Given data —
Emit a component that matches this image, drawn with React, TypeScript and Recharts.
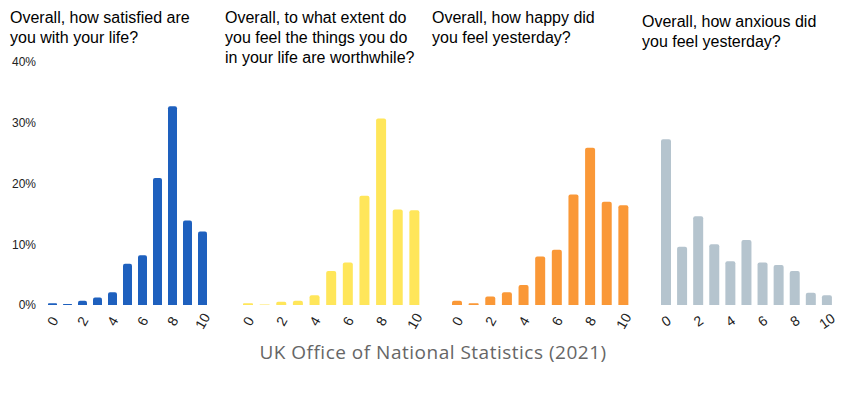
import { BarChart, Bar, XAxis, YAxis } from "recharts";

const scores = ["0", "1", "2", "3", "4", "5", "6", "7", "8", "9", "10"];

const satisfied = [0.3, 0.15, 0.7, 1.25, 2.1, 6.8, 8.2, 20.9, 32.7, 13.9, 12.1];
const worthwhile = [0.3, 0.1, 0.55, 0.7, 1.6, 5.6, 7.0, 18.0, 30.7, 15.7, 15.6];
const happy = [0.7, 0.3, 1.4, 2.1, 3.3, 8.0, 9.1, 18.2, 25.9, 17.0, 16.4];
const anxious = [27.3, 9.6, 14.6, 10.0, 7.2, 10.7, 7.0, 6.6, 5.6, 2.0, 1.6];

const yTicks = [0, 10, 20, 30, 40];

const panels = [
  {
    title: ["Overall, how satisfied are", "you with your life?"],
    values: satisfied,
    color: "#1e60be",
    left: 45,
    width: 165,
    barSize: 9,
    yAxis: true,
    angle: -60,
    titleX: 10,
    titleY: 8,
  },
  {
    title: ["Overall, to what extent do", "you feel the things you do", "in your life are worthwhile?"],
    values: worthwhile,
    color: "#ffe65a",
    left: 240,
    width: 183,
    barSize: 10,
    yAxis: false,
    angle: -60,
    titleX: 225,
    titleY: 8,
  },
  {
    title: ["Overall, how happy did", "you feel yesterday?"],
    values: happy,
    color: "#fa9837",
    left: 449,
    width: 183,
    barSize: 10,
    yAxis: false,
    angle: -60,
    titleX: 432,
    titleY: 8,
  },
  {
    title: ["Overall, how anxious did", "you feel yesterday?"],
    values: anxious,
    color: "#b5c4ce",
    left: 658,
    width: 177,
    barSize: 10,
    yAxis: false,
    angle: -35,
    titleX: 642,
    titleY: 12,
  },
];

function makeTick(angle: number) {
  return (props: any) => {
    const { x, payload } = props;
    const y = 321;
    return (
      <text
        x={x}
        y={y}
        textAnchor="middle"
        dominantBaseline="central"
        fontSize={14}
        fill="#222"
        fontFamily="'Liberation Sans', Arial, sans-serif"
        transform={`rotate(${angle}, ${x}, ${y})`}
      >
        {payload.value}
      </text>
    );
  };
}

function Panel({ p }: { p: (typeof panels)[number] }) {
  const data = scores.map((s, i) => ({ score: s, value: p.values[i] }));
  const axisW = p.yAxis ? 45 : 0;
  const pad = 7;
  return (
    <div style={{ position: "absolute", left: p.left - axisW, top: 0 }}>
      <BarChart
        width={p.width + axisW + pad}
        height={340}
        data={data}
        margin={{ top: 62, right: pad, bottom: 0, left: 0 }}
      >
        <XAxis
          dataKey="score"
          axisLine={false}
          tickLine={false}
          interval={1}
          height={35}
          tick={makeTick(p.angle)}
        />
        <YAxis
          hide={!p.yAxis}
          width={45}
          domain={[0, 40]}
          ticks={yTicks}
          axisLine={false}
          tickLine={false}
          tickSize={0}
          tickMargin={9}
          tickFormatter={(v: number) => `${v}%`}
          tick={{ fontSize: 12, fill: "#222", fontFamily: "'Liberation Sans', Arial, sans-serif" }}
        />
        <Bar
          dataKey="value"
          fill={p.color}
          barSize={p.barSize}
          radius={[2, 2, 0, 0]}
          isAnimationActive={false}
        />
      </BarChart>
    </div>
  );
}

export default function App() {
  return (
    <div
      style={{
        position: "absolute",
        left: 0,
        top: 0,
        width: 842,
        height: 397,
        background: "#fff",
        overflow: "hidden",
      }}
    >
      {panels.map((p, i) => (
        <div
          key={"t" + i}
          style={{
            position: "absolute",
            left: p.titleX,
            top: p.titleY,
            fontFamily: "'Liberation Sans', Arial, sans-serif",
            fontSize: 16,
            lineHeight: "20px",
            color: "#000",
            whiteSpace: "nowrap",
          }}
        >
          {p.title.map((line, j) => (
            <div key={j}>{line}</div>
          ))}
        </div>
      ))}
      {panels.map((p, i) => (
        <Panel key={i} p={p} />
      ))}
      <div
        style={{
          position: "absolute",
          left: 0,
          width: 866,
          top: 339,
          textAlign: "center",
          fontFamily: "'Open Sans', sans-serif",
          fontSize: 19,
          letterSpacing: 0.5,
          color: "#666",
        }}
      >
        UK Office of National Statistics (2021)
      </div>
    </div>
  );
}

What you are asked to do — Repeat the material exactly as it reads, without any of its pictures.

Worked answer —
Emit a component that matches this image, drawn with React, TypeScript and Recharts.
import { BarChart, Bar, XAxis, YAxis } from "recharts";

const scores = ["0", "1", "2", "3", "4", "5", "6", "7", "8", "9", "10"];

const satisfied = [0.3, 0.15, 0.7, 1.25, 2.1, 6.8, 8.2, 20.9, 32.7, 13.9, 12.1];
const worthwhile = [0.3, 0.1, 0.55, 0.7, 1.6, 5.6, 7.0, 18.0, 30.7, 15.7, 15.6];
const happy = [0.7, 0.3, 1.4, 2.1, 3.3, 8.0, 9.1, 18.2, 25.9, 17.0, 16.4];
const anxious = [27.3, 9.6, 14.6, 10.0, 7.2, 10.7, 7.0, 6.6, 5.6, 2.0, 1.6];

const yTicks = [0, 10, 20, 30, 40];

const panels = [
  {
    title: ["Overall, how satisfied are", "you with your life?"],
    values: satisfied,
    color: "#1e60be",
    left: 45,
    width: 165,
    barSize: 9,
    yAxis: true,
    angle: -60,
    titleX: 10,
    titleY: 8,
  },
  {
    title: ["Overall, to what extent do", "you feel the things you do", "in your life are worthwhile?"],
    values: worthwhile,
    color: "#ffe65a",
    left: 240,
    width: 183,
    barSize: 10,
    yAxis: false,
    angle: -60,
    titleX: 225,
    titleY: 8,
  },
  {
    title: ["Overall, how happy did", "you feel yesterday?"],
    values: happy,
    color: "#fa9837",
    left: 449,
    width: 183,
    barSize: 10,
    yAxis: false,
    angle: -60,
    titleX: 432,
    titleY: 8,
  },
  {
    title: ["Overall, how anxious did", "you feel yesterday?"],
    values: anxious,
    color: "#b5c4ce",
    left: 658,
    width: 177,
    barSize: 10,
    yAxis: false,
    angle: -35,
    titleX: 642,
    titleY: 12,
  },
];

function makeTick(angle: number) {
  return (props: any) => {
    const { x, payload } = props;
    const y = 321;
    return (
      <text
        x={x}
        y={y}
        textAnchor="middle"
        dominantBaseline="central"
        fontSize={14}
        fill="#222"
        fontFamily="'Liberation Sans', Arial, sans-serif"
        transform={`rotate(${angle}, ${x}, ${y})`}
      >
        {payload.value}
      </text>
    );
  };
}

function Panel({ p }: { p: (typeof panels)[number] }) {
  const data = scores.map((s, i) => ({ score: s, value: p.values[i] }));
  const axisW = p.yAxis ? 45 : 0;
  const pad = 7;
  return (
    <div style={{ position: "absolute", left: p.left - axisW, top: 0 }}>
      <BarChart
        width={p.width + axisW + pad}
        height={340}
        data={data}
        margin={{ top: 62, right: pad, bottom: 0, left: 0 }}
      >
        <XAxis
          dataKey="score"
          axisLine={false}
          tickLine={false}
          interval={1}
          height={35}
          tick={makeTick(p.angle)}
        />
        <YAxis
          hide={!p.yAxis}
          width={45}
          domain={[0, 40]}
          ticks={yTicks}
          axisLine={false}
          tickLine={false}
          tickSize={0}
          tickMargin={9}
          tickFormatter={(v: number) => `${v}%`}
          tick={{ fontSize: 12, fill: "#222", fontFamily: "'Liberation Sans', Arial, sans-serif" }}
        />
        <Bar
          dataKey="value"
          fill={p.color}
          barSize={p.barSize}
          radius={[2, 2, 0, 0]}
          isAnimationActive={false}
        />
      </BarChart>
    </div>
  );
}

export default function App() {
  return (
    <div
      style={{
        position: "absolute",
        left: 0,
        top: 0,
        width: 842,
        height: 397,
        background: "#fff",
        overflow: "hidden",
      }}
    >
      {panels.map((p, i) => (
        <div
          key={"t" + i}
          style={{
            position: "absolute",
            left: p.titleX,
            top: p.titleY,
            fontFamily: "'Liberation Sans', Arial, sans-serif",
            fontSize: 16,
            lineHeight: "20px",
            color: "#000",
            whiteSpace: "nowrap",
          }}
        >
          {p.title.map((line, j) => (
            <div key={j}>{line}</div>
          ))}
        </div>
      ))}
      {panels.map((p, i) => (
        <Panel key={i} p={p} />
      ))}
      <div
        style={{
          position: "absolute",
          left: 0,
          width: 866,
          top: 339,
          textAlign: "center",
          fontFamily: "'Open Sans', sans-serif",
          fontSize: 19,
          letterSpacing: 0.5,
          color: "#666",
        }}
      >
        UK Office of National Statistics (2021)
      </div>
    </div>
  );
}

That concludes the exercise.